Não é todo dia que temos o prazer de assistir a uma grande produção teatral, com artistas dançando e cantando num vasto palco. Produtores, figurinistas, operadores de luz e maquiadores correndo no backstage para garantir que tudo esteja no lugar certo, na hora certa. A imensidão daquilo te impressiona, te tira o ar. A ansiedade causada pelo terceiro alerta antes da peça começar, ecoando pelo ambiente meio-iluminado, te controla.

Nova York, Museu Madame Tussauds, 2012

Desde que me lembro por gente sou fã de teatro musical. No meu aniversário de 11 anos, meus pais me levaram para Nova York. Essa experiência, por si só, já é muito impactante. Uma cidade (não-tão) grande, com pessoas correndo por todos os lados, arranha-céus do tamanho de montanhas, holofotes refletindo no céu. Tudo isso é capaz de tirar o fôlego de uma criança naquela idade. Porém, o impacto veio depois.

Na noite do meu aniversário, meus pais haviam comprado ingressos para assistir “O Rei Leão”, na Broadway. Apesar de ter aulas de inglês no Ensino Fundamental, eu estava longe de ser capaz de entender nova-iorquinos cantando e falando rapidamente num espetáculo de duas horas e meia. No final das contas, isso não foi necessário.

A peça começou com pessoas em fantasias de animais e maquiagens coloridas, entrando pelos corredores do teatro, cantando a famosa música de abertura “Circle of Life”. Eu sempre tive medo de pessoas com pinturas faciais, interpretando outro alguém e interagindo comigo. Mas naquele momento, quando uma mulher manuseando um leão de madeira e mimicando os movimentos corporais do mesmo, sorriu para mim eu senti uma lágrima descer pelo meu rosto.

As melodias tocadas pela orquestra e as vozes potentes do elenco dominavam meu corpo.
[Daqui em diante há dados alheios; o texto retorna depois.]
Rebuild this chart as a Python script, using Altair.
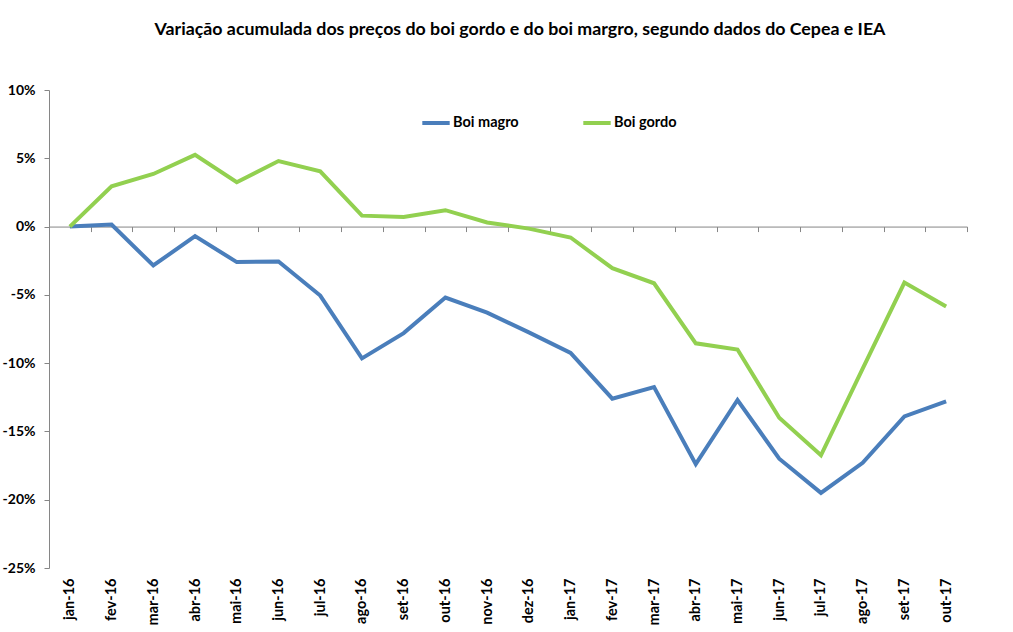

Os tons quentes do cenário queimavam meus olhos. As expressões faciais e os movimentos de dança dos artistas tirava meu ar. Eu me senti sufocada, mas de um jeito bom.

Por um momento, eu achei que estivesse tendo um ataque de pânico. Meu corpo tremia, lágrimas inundavam meus olhos, eu não sentia o ar nos meus pulmões. Quando aquele momento de euforia se normalizou, eu percebi. No meu rosto, um sorriso havia se formado. Eu tinha sido sobrecarregada por beleza, por arte. Eu não estava em pânico, eu estava impactada.

Até então, eu não entendia quando adultos me diziam que estavam chorando de emoção. Naquele momento, eu aprendi. Todos os meus sentidos estavam a flor da pele. O cheiro do espaço lotado de pessoas. O toque de madeira do apoio de braço na minha mão, cujo eu agarrava com força. O gosto do hot-dog clássico das ruas de Nova York, que eu havia comido antes de ir. A música penetrando meus ouvidos. Meus olhos incapazes de deixar de notar cada detalhe naquele palco.

Eu estava emocionada. Aquele momento único despertou muito dentro de mim. Tanto, que eu não fui capaz de deixar eles dentro. Naquele momento, eu transbordei meus sentidos para fora de mim.